EXERCISE DIRECTIONS => Restate the full listing word for word and leave the pictures out.
- - -
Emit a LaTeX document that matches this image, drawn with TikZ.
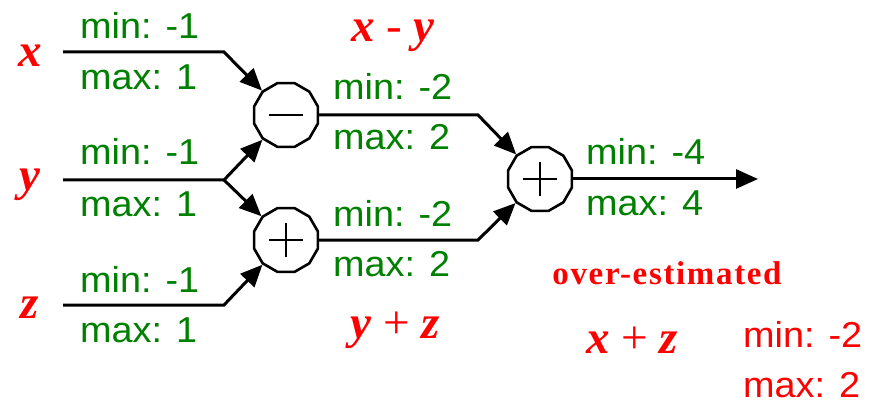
\documentclass[tikz,border=0pt]{standalone}
\usepackage{fontspec}
\setmainfont{Liberation Serif}
\newfontfamily\rangefont[FakeStretch=1.05]{Liberation Sans}
\newfontfamily\notefont[LetterSpace=5]{Liberation Serif}
\usetikzlibrary{shapes.geometric,arrows.meta}
\definecolor{rangegreen}{RGB}{0,128,0}

\begin{document}
\begin{tikzpicture}[
    x=1pt, y=-1pt,
    op/.style={regular polygon, regular polygon sides=12, draw, line width=2.6pt, minimum size=66pt, inner sep=0pt, fill=white},
    wire/.style={line width=3pt, -{Triangle[length=22pt, width=19pt]}},
    sign/.style={line width=2.2pt},
    bounds/.style={font=\rangefont\fontsize{36}{40}\selectfont, text=rangegreen, anchor=base west, inner sep=0pt},
    var/.style={font=\fontsize{47}{50}\selectfont\bfseries\itshape, text=red, anchor=base, inner sep=0pt},
    note/.style={font=\notefont\fontsize{33}{36}\selectfont\bfseries, text=red, anchor=base, inner sep=0pt}
]

\useasboundingbox (0,0) rectangle (878,406);

% Operators
\node[op] (sub) at (286,115) {};
\node[op] (addA) at (286,240) {};
\node[op] (addB) at (540,179) {};

\draw[sign] (sub.center) ++(-17,0) -- ++(34,0);
\draw[sign] (addA.center) ++(-17,0) -- ++(34,0) (addA.center) ++(0,-17) -- ++(0,34);
\draw[sign] (addB.center) ++(-17,0) -- ++(34,0) (addB.center) ++(0,-17) -- ++(0,34);

% Inputs
\coordinate (xin) at (63,52);
\coordinate (xbend) at (224,52);
\coordinate (yin) at (63,180);
\coordinate (ybend) at (224,180);
\coordinate (zin) at (63,305);
\coordinate (zbend) at (224,305);

\draw[wire] (xin) -- (xbend) -- (sub);
\draw[wire] (yin) -- (ybend) -- (sub);
\draw[wire] (ybend) -- (addA);
\draw[wire] (zin) -- (zbend) -- (addA);

% Second stage
\coordinate (subbend) at (478,115);
\coordinate (addAbend) at (478,240);
\coordinate (out) at (758,179);

\draw[wire] (sub) -- (subbend) -- (addB);
\draw[wire] (addA) -- (addAbend) -- (addB);
\draw[wire] (addB) -- (out);

% Variable names
\node[var] (xlab) at (30,67) {x};
\node[var] (ylab) at (30,191) {y};
\node[var] (zlab) at (30,318) {z};
\node[var] (difflab) at (393,42) {x {\mdseries\upshape -} y};
\node[var] (sumlab) at (395,338) {y {\mdseries\upshape +} z};
\node[var] (estlab) at (632,353) {x {\mdseries\upshape +} z};

% Ranges
\node[bounds] (xmin) at (80,39) {min: -1};
\node[bounds] (xmax) at (80,90) {max: 1};
\node[bounds] (ymin) at (80,165) {min: -1};
\node[bounds] (ymax) at (80,217) {max: 1};
\node[bounds] (zmin) at (80,292) {min: -1};
\node[bounds] (zmax) at (80,342) {max: 1};
\node[bounds] (submin) at (333,100) {min: -2};
\node[bounds] (submax) at (333,150) {max: 2};
\node[bounds] (addAmin) at (333,226) {min: -2};
\node[bounds] (addAmax) at (333,276) {max: 2};
\node[bounds] (addBmin) at (586,165) {min: -4};
\node[bounds] (addBmax) at (586,216) {max: 4};

% Over-estimation note
\node[note] (over) at (667,284) {over-estimated};
\node[bounds, text=red] (estmin) at (743,347) {min: -2};
\node[bounds, text=red] (estmax) at (743,397) {max: 2};

\end{tikzpicture}
\end{document}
- - -
ANSWER TO THIS TASK =>
Emit a LaTeX document that matches this image, drawn with TikZ.
\documentclass[tikz,border=0pt]{standalone}
\usepackage{fontspec}
\setmainfont{Liberation Serif}
\newfontfamily\rangefont[FakeStretch=1.05]{Liberation Sans}
\newfontfamily\notefont[LetterSpace=5]{Liberation Serif}
\usetikzlibrary{shapes.geometric,arrows.meta}
\definecolor{rangegreen}{RGB}{0,128,0}

\begin{document}
\begin{tikzpicture}[
    x=1pt, y=-1pt,
    op/.style={regular polygon, regular polygon sides=12, draw, line width=2.6pt, minimum size=66pt, inner sep=0pt, fill=white},
    wire/.style={line width=3pt, -{Triangle[length=22pt, width=19pt]}},
    sign/.style={line width=2.2pt},
    bounds/.style={font=\rangefont\fontsize{36}{40}\selectfont, text=rangegreen, anchor=base west, inner sep=0pt},
    var/.style={font=\fontsize{47}{50}\selectfont\bfseries\itshape, text=red, anchor=base, inner sep=0pt},
    note/.style={font=\notefont\fontsize{33}{36}\selectfont\bfseries, text=red, anchor=base, inner sep=0pt}
]

\useasboundingbox (0,0) rectangle (878,406);

% Operators
\node[op] (sub) at (286,115) {};
\node[op] (addA) at (286,240) {};
\node[op] (addB) at (540,179) {};

\draw[sign] (sub.center) ++(-17,0) -- ++(34,0);
\draw[sign] (addA.center) ++(-17,0) -- ++(34,0) (addA.center) ++(0,-17) -- ++(0,34);
\draw[sign] (addB.center) ++(-17,0) -- ++(34,0) (addB.center) ++(0,-17) -- ++(0,34);

% Inputs
\coordinate (xin) at (63,52);
\coordinate (xbend) at (224,52);
\coordinate (yin) at (63,180);
\coordinate (ybend) at (224,180);
\coordinate (zin) at (63,305);
\coordinate (zbend) at (224,305);

\draw[wire] (xin) -- (xbend) -- (sub);
\draw[wire] (yin) -- (ybend) -- (sub);
\draw[wire] (ybend) -- (addA);
\draw[wire] (zin) -- (zbend) -- (addA);

% Second stage
\coordinate (subbend) at (478,115);
\coordinate (addAbend) at (478,240);
\coordinate (out) at (758,179);

\draw[wire] (sub) -- (subbend) -- (addB);
\draw[wire] (addA) -- (addAbend) -- (addB);
\draw[wire] (addB) -- (out);

% Variable names
\node[var] (xlab) at (30,67) {x};
\node[var] (ylab) at (30,191) {y};
\node[var] (zlab) at (30,318) {z};
\node[var] (difflab) at (393,42) {x {\mdseries\upshape -} y};
\node[var] (sumlab) at (395,338) {y {\mdseries\upshape +} z};
\node[var] (estlab) at (632,353) {x {\mdseries\upshape +} z};

% Ranges
\node[bounds] (xmin) at (80,39) {min: -1};
\node[bounds] (xmax) at (80,90) {max: 1};
\node[bounds] (ymin) at (80,165) {min: -1};
\node[bounds] (ymax) at (80,217) {max: 1};
\node[bounds] (zmin) at (80,292) {min: -1};
\node[bounds] (zmax) at (80,342) {max: 1};
\node[bounds] (submin) at (333,100) {min: -2};
\node[bounds] (submax) at (333,150) {max: 2};
\node[bounds] (addAmin) at (333,226) {min: -2};
\node[bounds] (addAmax) at (333,276) {max: 2};
\node[bounds] (addBmin) at (586,165) {min: -4};
\node[bounds] (addBmax) at (586,216) {max: 4};

% Over-estimation note
\node[note] (over) at (667,284) {over-estimated};
\node[bounds, text=red] (estmin) at (743,347) {min: -2};
\node[bounds, text=red] (estmax) at (743,397) {max: 2};

\end{tikzpicture}
\end{document}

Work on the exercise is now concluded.